Last night we wrote the most cynical poem about frost and fall. Frost! We should share a terrible stanza of ours here:

Don’t give me your bullshit about 

The frost being on that there ‘punkin’

unless you’ve been to Riley’s house,

Had a picnic lunch on his freakin’ grave. 

Yes, we have and we have. (In the South, “dinner on the ground” is something you do to celebrate those gone before. It’s considered honoring the dead to eat a meal “with” them; we weren’t desecrating his monument. We were honoring it. Even if he is buried in Crown Hill Cemetery in Indianapolis and not the South. It was sentiment, not location, that mattered.)

WR and I were not happy about the threatening frost this week for no good reason – was it yesterday or the day before? –  except we didn’t feel well and we were scared and sick and well, you don’t need to know our life’s story. 

I am constitutionally unable to write a poem like that model poem. I feel like a kid with a box of crayons and a pad of ruled paper. (Am I the only one who hoarded paper as a kid? For drawing to writing, there was nothing I liked better than a pad of paper or a notebook.) 

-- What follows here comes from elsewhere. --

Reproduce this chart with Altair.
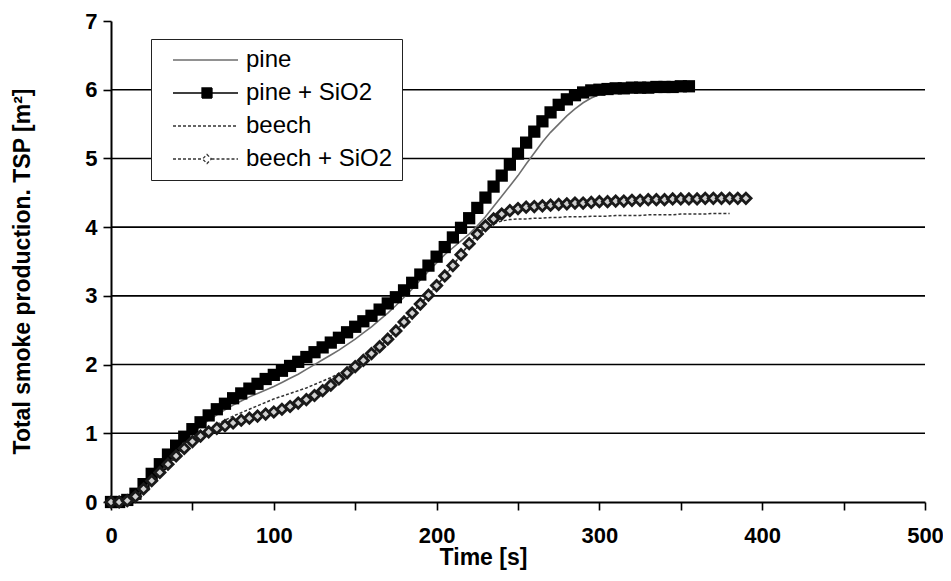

I am trying to convince myself that my kind of poetry matters, too. Sure, I have lots of emotions on the page. Fine, I could cool it down, but then would it achieve what I want? I’m learning. I think?

Word Raccoon is pacing. 

First, she wants to remind us that btw, we DO have a jacket the shade of the endpapers in the new V.W. book we mentioned yesterday (we are purposely abbreviating her name because we are grateful for the visitors yesterday, but we prefer to have this temper tantrum in semi private.) It’s a fun, fuzzy jacket and we can’t wait to wear it! 

We are listening to R. F. Kuang’s latest novel. We are not normally a fan of fantasy, but we are a fan of her writing and this is dark academia, and I’m invested now. I have to know what happens to Alice and Peter as they travel through…are you ready for it…Hell!

My favorite line so far?  “And over there—creative writing students.” 😂😂😂😂 I mean…I can’t say we don’t belong in Hell. Especially if we switch from novel writing to poems. 💔

Well, we haven’t completely switched. 

We hope you haven’t, conversely, switched completely either. Although you can/are probably/doing both beautifully, I imagine. I’d like to read it, if you are, readers of mine. We mean that affectionately, naturally, Dear Reader, Dear Writer of better poetry than ours, no doubt. Better prose, likely, too. And that’s okay.

We are not afraid of being bested; we just want to remain in the race. That paragraph above is long and tangled. But we trust you know what we mean. It’s a vibe.

Go re-read something inspiring, y’all. Then write.